TASK:
The lines from the top of the material below through the line containing "2.1, step: 0.1" are to be printed exactly, with pictures omitted.

>>>

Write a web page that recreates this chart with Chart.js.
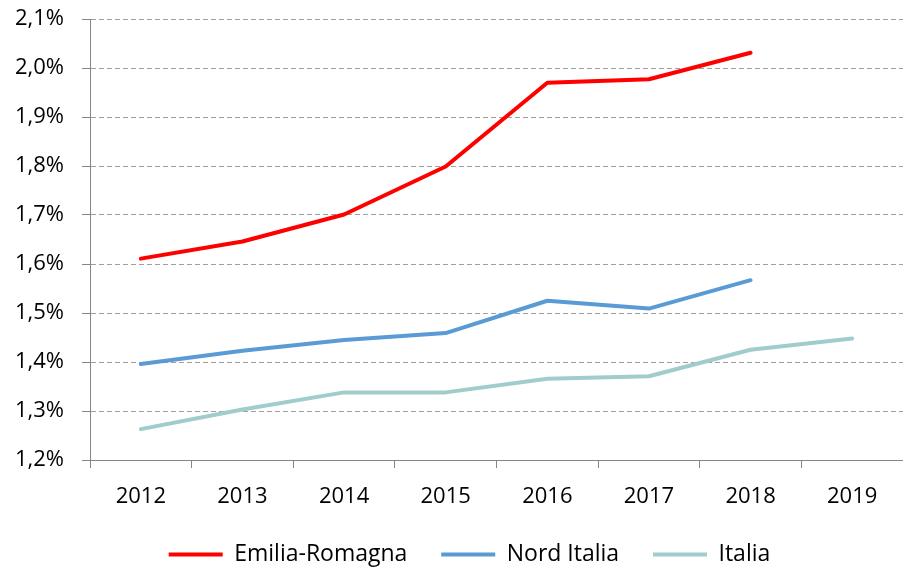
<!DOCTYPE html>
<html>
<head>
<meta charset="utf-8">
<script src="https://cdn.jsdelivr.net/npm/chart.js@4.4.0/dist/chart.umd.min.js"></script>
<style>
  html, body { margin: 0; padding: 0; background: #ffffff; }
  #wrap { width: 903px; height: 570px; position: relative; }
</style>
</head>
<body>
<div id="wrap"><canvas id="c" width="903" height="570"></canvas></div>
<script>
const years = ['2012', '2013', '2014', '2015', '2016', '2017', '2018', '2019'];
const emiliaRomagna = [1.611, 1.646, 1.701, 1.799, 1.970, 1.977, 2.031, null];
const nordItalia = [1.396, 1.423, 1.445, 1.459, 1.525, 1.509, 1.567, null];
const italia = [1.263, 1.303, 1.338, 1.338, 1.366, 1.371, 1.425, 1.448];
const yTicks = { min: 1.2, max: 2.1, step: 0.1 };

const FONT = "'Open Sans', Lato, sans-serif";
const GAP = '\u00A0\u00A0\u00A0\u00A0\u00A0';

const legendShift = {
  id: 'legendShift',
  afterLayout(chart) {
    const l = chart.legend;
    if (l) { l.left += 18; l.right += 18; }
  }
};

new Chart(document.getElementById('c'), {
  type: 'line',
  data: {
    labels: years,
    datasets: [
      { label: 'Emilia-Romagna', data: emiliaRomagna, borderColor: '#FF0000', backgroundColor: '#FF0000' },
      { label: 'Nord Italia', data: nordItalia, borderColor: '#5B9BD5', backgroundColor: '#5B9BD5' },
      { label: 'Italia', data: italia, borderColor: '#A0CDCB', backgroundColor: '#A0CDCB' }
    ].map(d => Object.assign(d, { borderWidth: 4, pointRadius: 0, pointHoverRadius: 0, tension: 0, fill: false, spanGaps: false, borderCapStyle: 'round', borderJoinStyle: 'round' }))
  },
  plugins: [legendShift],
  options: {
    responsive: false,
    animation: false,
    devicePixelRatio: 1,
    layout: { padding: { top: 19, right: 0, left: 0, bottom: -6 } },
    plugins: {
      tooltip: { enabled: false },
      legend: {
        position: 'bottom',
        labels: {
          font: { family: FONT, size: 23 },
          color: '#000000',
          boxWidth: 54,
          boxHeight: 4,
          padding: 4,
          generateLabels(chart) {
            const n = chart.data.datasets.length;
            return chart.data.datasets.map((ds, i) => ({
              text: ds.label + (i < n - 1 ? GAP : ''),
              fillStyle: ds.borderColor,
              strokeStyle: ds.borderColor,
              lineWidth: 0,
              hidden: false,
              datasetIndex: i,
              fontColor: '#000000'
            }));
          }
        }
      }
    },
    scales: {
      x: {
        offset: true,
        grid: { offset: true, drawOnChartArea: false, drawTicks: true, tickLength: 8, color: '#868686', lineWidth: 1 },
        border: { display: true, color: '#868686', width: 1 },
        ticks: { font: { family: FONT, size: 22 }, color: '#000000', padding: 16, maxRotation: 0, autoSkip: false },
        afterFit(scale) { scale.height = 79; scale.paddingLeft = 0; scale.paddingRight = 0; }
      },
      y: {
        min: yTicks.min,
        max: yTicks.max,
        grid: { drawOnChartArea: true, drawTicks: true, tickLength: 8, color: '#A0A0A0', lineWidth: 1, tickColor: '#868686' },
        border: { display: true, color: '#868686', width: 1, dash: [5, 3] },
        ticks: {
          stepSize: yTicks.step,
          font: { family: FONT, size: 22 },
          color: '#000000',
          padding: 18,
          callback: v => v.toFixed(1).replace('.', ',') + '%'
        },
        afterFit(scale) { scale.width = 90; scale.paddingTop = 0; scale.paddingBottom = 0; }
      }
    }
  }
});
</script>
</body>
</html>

<<<

ANSWER TO THIS EXERCISE:
Write a web page that recreates this chart with Chart.js.
<!DOCTYPE html>
<html>
<head>
<meta charset="utf-8">
<script src="https://cdn.jsdelivr.net/npm/chart.js@4.4.0/dist/chart.umd.min.js"></script>
<style>
  html, body { margin: 0; padding: 0; background: #ffffff; }
  #wrap { width: 903px; height: 570px; position: relative; }
</style>
</head>
<body>
<div id="wrap"><canvas id="c" width="903" height="570"></canvas></div>
<script>
const years = ['2012', '2013', '2014', '2015', '2016', '2017', '2018', '2019'];
const emiliaRomagna = [1.611, 1.646, 1.701, 1.799, 1.970, 1.977, 2.031, null];
const nordItalia = [1.396, 1.423, 1.445, 1.459, 1.525, 1.509, 1.567, null];
const italia = [1.263, 1.303, 1.338, 1.338, 1.366, 1.371, 1.425, 1.448];
const yTicks = { min: 1.2, max: 2.1, step: 0.1 };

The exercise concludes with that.